PTIs can also arise from audits and private ruling requests and, in these situations, the Tax Office view is usually communicated to a taxpayer in an audit position paper or a private ruling. In relation to public rulings, LAPS and other publications, a Tax Office view is taken to have been formed when a draft ruling, LAPS or publication issues or if no draft is to issue, the final product.6
It is quite common for a PTI to have several strategies in play. For example, a LAPS or a public ruling could be used to mitigate an underlying compliance risk. Also, it may take some time after a PTI has been identified and registered for the Tax Office to conclude which strategy is the most appropriate to resolve the underlying technical issue.
PTI improvement initiatives
The Tax Office's PTI Committee (PTIC) was mentioned in Chapter 4 as one source for 'top down' intervention, as required, to improve the timeliness of resolution of PTIs.
Over the past 18 months, PTIC has focused on those PTIs, which are over six months old and where a Tax Office view of the relevant provision has not yet been established. PTIC's governance has been complemented by the improvements outlined in Chapter 4 of this report and other improvement initiatives such as:
- regular PTI callovers both within and across BSLs in addition to the PTIC processes mentioned above
- improved integration and management by PTI owners and BSL SES risk owners of their respective areas in Compliance and Law
- introducing efficiencies and dedicated senior officers (at the SES Band 1 and Band 2 levels) into the public rulings development process
- improving and streamlining public ruling panel processes to make efficient use of panel time and expedite the finalisation of rulings. This includes pre-panel discussions between internal panel members and the ruling team and allowing external members additional time to consider panel papers and provide initial comments prior to the meeting, and
- having a suite of project plan templates to assist tax officers in developing the different resolution strategies/treatments for PTIs.
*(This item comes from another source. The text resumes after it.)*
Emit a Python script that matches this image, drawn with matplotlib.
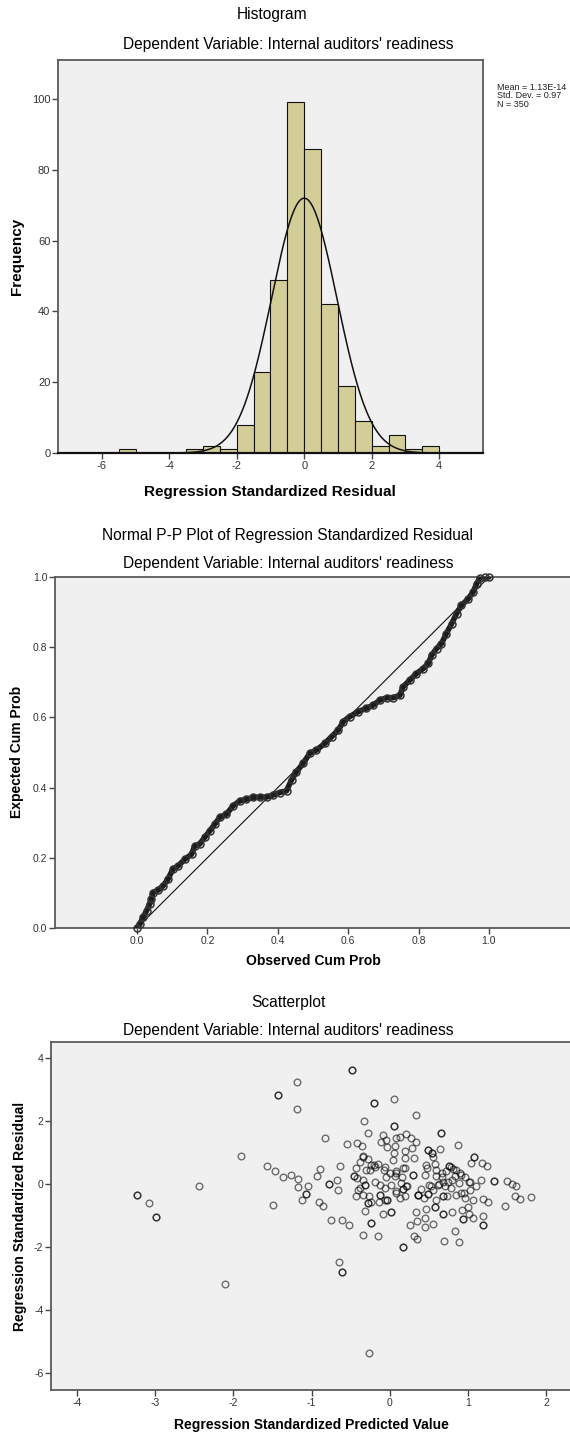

These initiatives have resulted in a significant reduction in both the number of PTIs on hand and those PTIs which are over six months old and without an ATO view.
Over the two years to 30 June 2008, the number of PTIs in this category has reduced from 70 to 26 issues. During that time, the PTI stock has reduced from 273 at 30 June 2006 to 202 issues at 30 June 2008 and over 300 PTIs have been finalised.
6 Where litigation or advice to Treasury/Government is involved, timeframes for fully resolving the issue depend on processes that are sometimes outside the Tax Office's control. Also, PTIs involving litigation as a resolution strategy have a concluded Tax Office view as the basis from which the litigation will proceed.